GI recognition gives legal status under World Trade Organization (WTO) norms and protects the varieties from unauthorized claims, said Jairam Ramesh, minister of state for commerce. This allows growers to establish a brand recognition for their produce and often command a premium price.
India’s GI laws became effective in 2003 to bring it in line with WTO’s trade-related aspects of intellectual property rights (TRIPS).
Trade promotion body Spices Board obtained the GI status for the pepper and cardamom varieties after a lengthy process at the Chennai-based Geographical Indications Registry, said board chairman V.J. Kurian.
The black Malabar Grade 1 pepper (MG1), known for the sharp spicy flavour of its berries, commands a prime spot in the world pepper market, though India’s annual production has fallen to 50,000 tonnes of pepper—most of which is MG1—pushing it to second spot after Vietnam.
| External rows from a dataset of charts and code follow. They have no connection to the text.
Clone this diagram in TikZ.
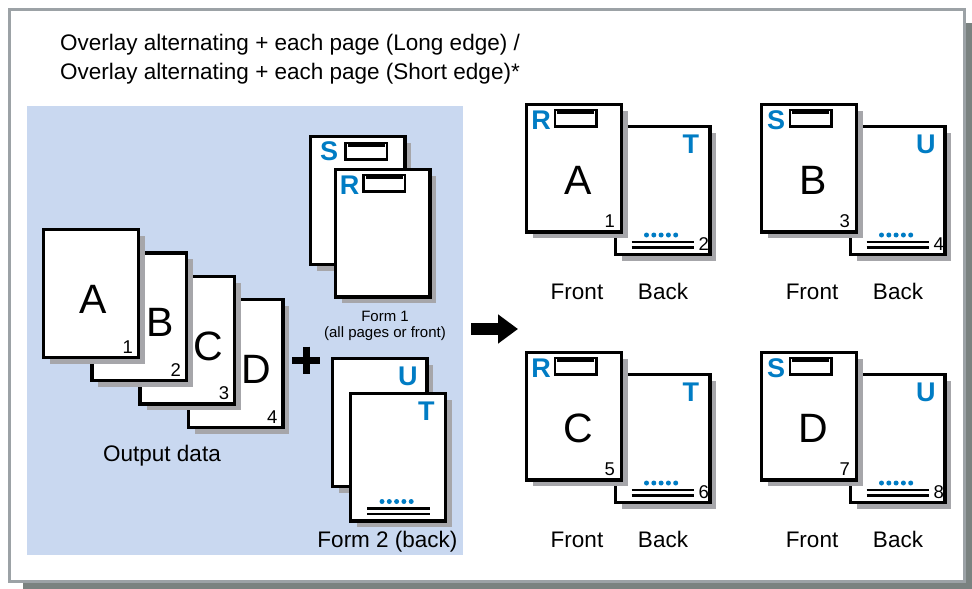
\documentclass[tikz,border=0pt]{standalone}
\usepackage{fontspec}
\setmainfont{Liberation Sans}
\usetikzlibrary{arrows.meta, positioning, shadows}
\definecolor{panelblue}{RGB}{201,216,240}
\definecolor{formblue}{RGB}{0,124,196}
\definecolor{framegray}{RGB}{156,162,166}
\definecolor{frameshadow}{RGB}{122,130,128}
\definecolor{pageshadow}{RGB}{166,166,170}

\begin{document}
\begin{tikzpicture}[
    x=1pt, y=-1pt,
    sheet/.style={rectangle, draw=black, line width=3.3pt, fill=white, minimum width=94.7pt, minimum height=127.7pt, inner sep=0pt,
        drop shadow={shadow xshift=6.5pt, shadow yshift=-6.5pt, fill=pageshadow, opacity=1}},
    bigletter/.style={inner sep=0pt, font=\fontsize{41}{41}\selectfont},
    pagenum/.style={inner sep=0pt, font=\fontsize{18.5}{18.5}\selectfont},
    formletter/.style={inner sep=0pt, text=formblue, font=\fontsize{27}{27}\selectfont\bfseries},
    formbox/.style={rectangle, draw=black, line width=2.6pt, fill=white, minimum width=41.5pt, minimum height=16.2pt, inner sep=0pt},
    markline/.style={line width=2.5pt, black},
    captext/.style={inner sep=0pt, anchor=base, font=\fontsize{22.5}{22.5}\selectfont},
    smalltext/.style={inner sep=0pt, align=center, font=\fontsize{15}{16}\selectfont},
    bigarrow/.style={line width=12pt, -{Triangle[length=20pt, width=28pt]}}
]
\useasboundingbox (0,0) rectangle (972,589);

% frame and panel
\fill[frameshadow] (23,23) rectangle (972,589);
\draw[framegray, line width=3pt, fill=white] (9,9) rectangle (964,581);
\fill[panelblue] (27,106) rectangle (463,555);

\node[captext, anchor=base west] (title1) at (60,50) {Overlay alternating + each page (Long edge) /};
\node[captext, anchor=base west] (title2) at (60,79) {Overlay alternating + each page (Short edge)*};

% output data
\foreach \i/\L/\n/\lx in {3/D/4/21, 2/C/3/21, 1/B/2/21, 0/A/1/2} {
    \node[sheet] (data\L) at (91+48.2*\i, 293.5+23.3*\i) {};
    \node[bigletter] (letter\L) at ([shift={(\lx,6)}]data\L.center) {\L};
    \node[pagenum, anchor=south east] (num\L) at ([shift={(-7,-5.5)}]data\L.south east) {\n};
}
\node[captext] (outlabel) at (162,461) {Output data};

\draw[line width=7pt] (292,360) -- (320,360) (306,346.5) -- (306,373.5);

% form 1
\node[sheet] (formS) at (357.5,200.5) {};
\node[formletter] (letterS) at ([shift={(20.6,16.6)}]formS.north west) {S};
\node[formbox] (boxS) at ([shift={(57.8,16.1)}]formS.north west) {};
\node[sheet] (formR) at (382.5,233) {};
\node[formletter] (letterR) at ([shift={(16,17.5)}]formR.north west) {R};
\node[formbox] (boxR) at ([shift={(50.6,15.6)}]formR.north west) {};
\node[smalltext] (form1label) at (385,326) {Form 1\\(all pages or front)};

% form 2
\node[sheet] (formU) at (379.5,422.5) {};
\node[formletter] (letterU) at ([shift={(-20.6,19.6)}]formU.north east) {U};
\node[sheet] (formT) at (398,457) {};
\node[formletter] (letterT) at ([shift={(-20.6,19.6)}]formT.north east) {T};
\node[captext] (form2label) at (387.5,547) {Form 2 (back)};

\coordinate (arrowtail) at (471,329);
\coordinate (arrowhead) at (518,329);
\draw[bigarrow] (arrowtail) -- (arrowhead);

% results
\foreach \dx/\dy/\fl/\bl/\big/\fn/\bn in {0/0/R/T/A/1/2, 235/0/S/U/B/3/4, 0/248/R/T/C/5/6, 235/248/S/U/D/7/8} {
    \node[sheet] (back\big) at (662.5+\dx,190.5+\dy) {};
    \node[formletter] (bletter\big) at ([shift={(-20.6,19.6)}]back\big.north east) {\bl};
    \node[pagenum, anchor=south east] (bnum\big) at ([shift={(-2.5,-5.5)}]back\big.south east) {\bn};
    \node[sheet] (front\big) at (574+\dx,168+\dy) {};
    \node[formletter] (fletter\big) at ([shift={(16,17.5)}]front\big.north west) {\fl};
    \node[formbox] (fbox\big) at ([shift={(50.6,15.6)}]front\big.north west) {};
    \node[bigletter] (rletter\big) at ([shift={(4,12)}]front\big.center) {\big};
    \node[pagenum, anchor=south east] (fnum\big) at ([shift={(-8,-6)}]front\big.south east) {\fn};
    \node[captext] (frontlabel\big) at (577+\dx,299+\dy) {Front};
    \node[captext] (backlabel\big) at (663+\dx,299+\dy) {Back};
}

% box lines and back marks
\foreach \bx in {boxS, boxR, fboxA, fboxB, fboxC, fboxD}
    \draw[markline] ([shift={(3.5,4)}]\bx.north west) -- ([shift={(-3.5,4)}]\bx.north east);
\foreach \pg in {formT, backA, backB, backC, backD} {
    \foreach \k in {0,...,4}
        \fill[formblue] ([shift={(33+7.3*\k,-21)}]\pg.south west) circle (2.5pt);
    \draw[markline] ([shift={(18,-14)}]\pg.south west) -- ([shift={(80.5,-14)}]\pg.south west);
    \draw[markline] ([shift={(18,-8.5)}]\pg.south west) -- ([shift={(80.5,-8.5)}]\pg.south west);
}
\end{tikzpicture}
\end{document}
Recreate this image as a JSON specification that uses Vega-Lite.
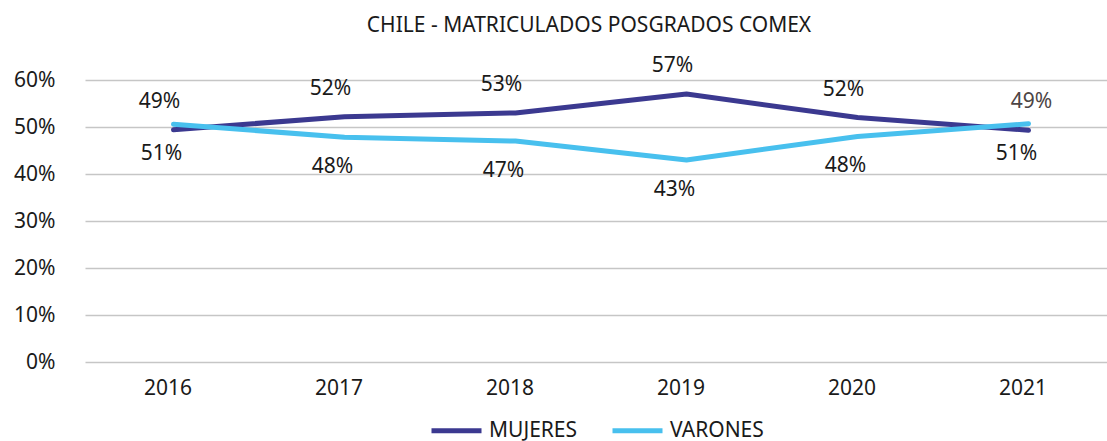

The aromatic Tellicherry pepper, which accounts for a tiny portion of India’s spice production, is grown primarily in Thalassery, formerly Tellicherry, and northern parts of Kerala. Its dark brown corns are larger than the typical black pepper corns. The variety is known to be both aromatic and pungent, and is considered the most complex, balanced and elegant of peppers by connoisseurs.
Tellicherry pepper is more expensive than other varieties to compensate for an increased risk of loss from unfavourable weather or other factors, said S. Kannan, director at the Spices Board.
Alleppey green cardamom, a grade that is internationally accepted, gets its name from the tradition of trading in the commodity through the port of Alleppey, now Alappuzha, years ago in Kerala. The majority of the country’s nearly 9,000 tonnes of cardamom production is of this variety.
What sets it apart is the size, colour and chemical constituents of the grade, and its high oil content.
The processing and drying, and the method of identifying the best quality of Alleppey green cardamom are recognized to be of international standard.